Andreas Lubitz, en su perfil de Facebook, ya eliminado. / Facebook |
Leo muchos artículos de opinión sobre la mentalidad de Lubitz, entre ellos el de Muñoz Molina del pasado miércoles en El País, Detrás del rostro, y me sobrecoge ese tono complaciente hacia la incompresible decisión del copiloto del Airbus, como si detrás de su historial de depresiones y su caótica percepción del mundo, se descifrara una clase de disculpa o justificación moral que amparase a quien condujo el avión hacia la fatalidad.
Es cierto que la mente del ser humano es compleja y que algunos comportamientos patológicos parecen inescrutables, pero solamente lo parecen.

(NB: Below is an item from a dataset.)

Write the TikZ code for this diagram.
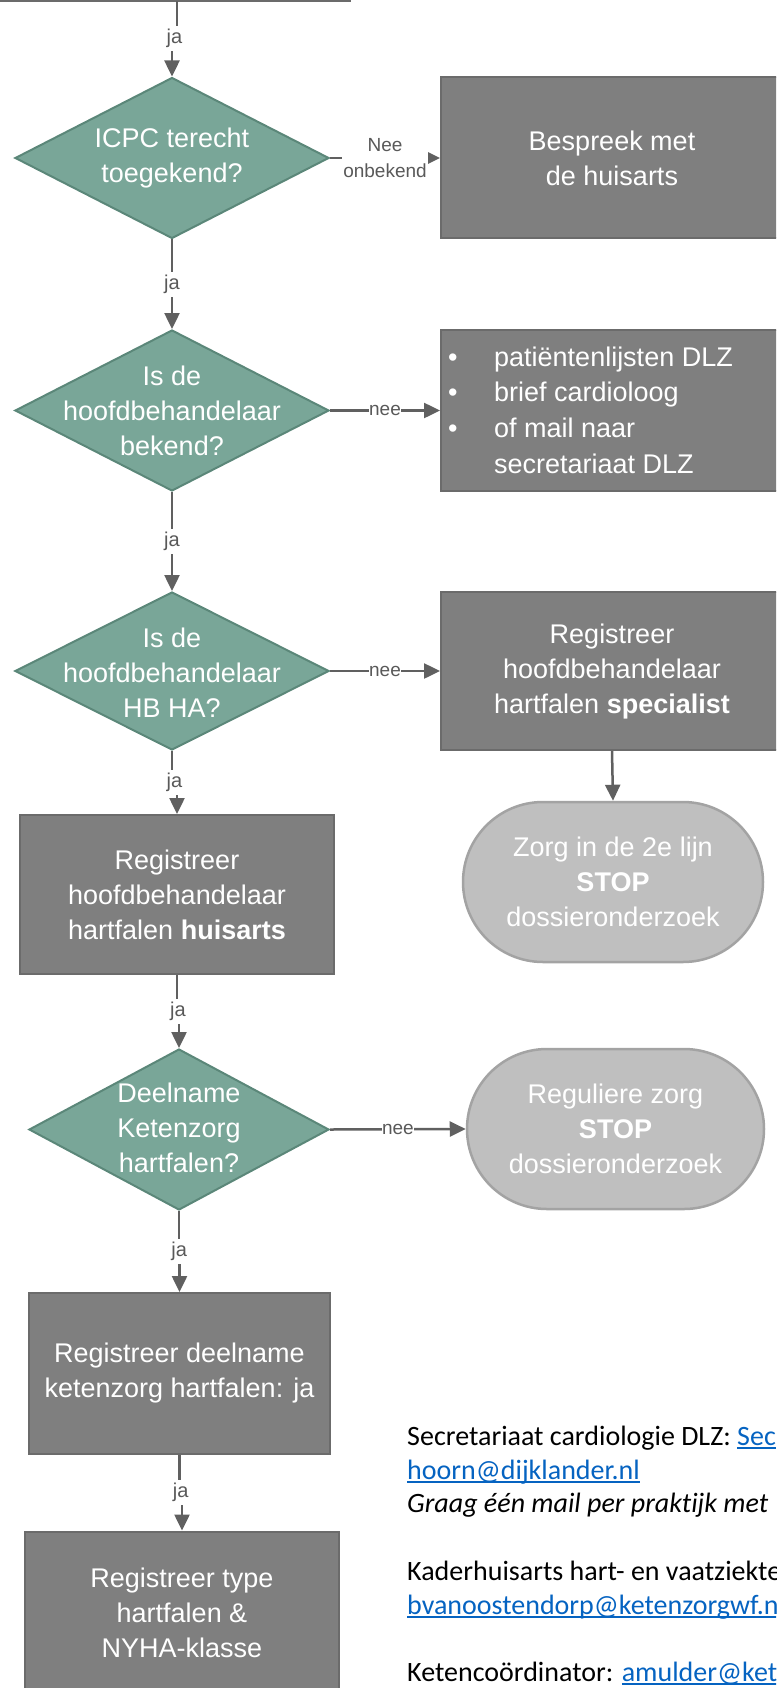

Porque matar es otra cosa y es fácil, muy fácil. Solamente tenemos que remitirnos a la historia más reciente en Europa. Que Muñoz Molina argumente lo inexplicable de la voluntad de Lubitz con ejemplos literarios me preocupa.
Según los datos revelados en la segunda caja negra, debemos aceptar que Lubitz cometió un homicidio, una masacre en toda regla, premeditada y razonada dentro de su malignidad. Un enfermo mental no causa estos desatres, un enfermo mental se autolesiona en la mayoría de las ocasiones o soporta valientemente los nocivos efectos secundarios que hay tras una toma de antidepresivos.
Me parece terrible que Muñoz Molina relacione la irracionalidad de Lubitz, la faceta presuntamente inexplicable de su acción, con la ambigüedad que nos ofrece la ficción literaria, con su capacidad para ensoñar o para adentrarnos en las simas más profundas de la mente. La literatura no es la vida. La literatura no es nada y es mucho, apreciado Muñoz Molina. Un escritor no puede comparar un mero entretenimiento, aunque ocupe toda nuestra vida y sea por lo que vivimos, con la dura realidad de una masacre como la que ha sucedido. La literatura es literatura y nada más y, en la muerte de estos pasajeros, en la muerte de mi padre, de algunos amigos, no hay nada literario, no hay nada inexplicable.
Lubitz no es Hannibal Lecter ni Anton Chigurgh. Detrás de la decisión de Lubitz hubo una acción racional, definitiva, sin trascendencia, muy simple, de fácil ejecución, sin ningún pensamiento significativo que merezca ser analizado. Porque, para estrellar un avión, no hace falta recurrir a lo inexplicable o a lo trascendente.
Porque, como antropólogo, digo que, detrás de la evolución de las guerras y las peores truculencias, hay decisiones sencillas y prácticas, donde lo único que hace falta son valores tan primitivos y monolíticos como el egoísmo. Y en Lubitz coincidió que era un mal enfermo y además, según confirman todas las pruebas, un homicida.
Lo inexplicable, lo valiente, lo inconcebible reside en aquellos enfermos que trabajan todos los días, cuidan de su familia y no faltan a la consulta del psiquiatra. Esos son los verdaderos personajes literarios, los héroes de una tragedia personal donde vivir es un lastre a casa segundo. Detrás de un asesinato, me lo comentan abogados y algunos psiquiatras que han tratado con criminales, hay gente bastante vulgar, con prejuicios, con mucha incultura y muy consentidos a lo largo de su vida. No hay más. La literatura, por muchos ejemplos que hayas citado en tu artículo, no explica nada, no es ejemplo de nada cuando la muerte es tan violenta, tan ruidosa y tan hijaputa.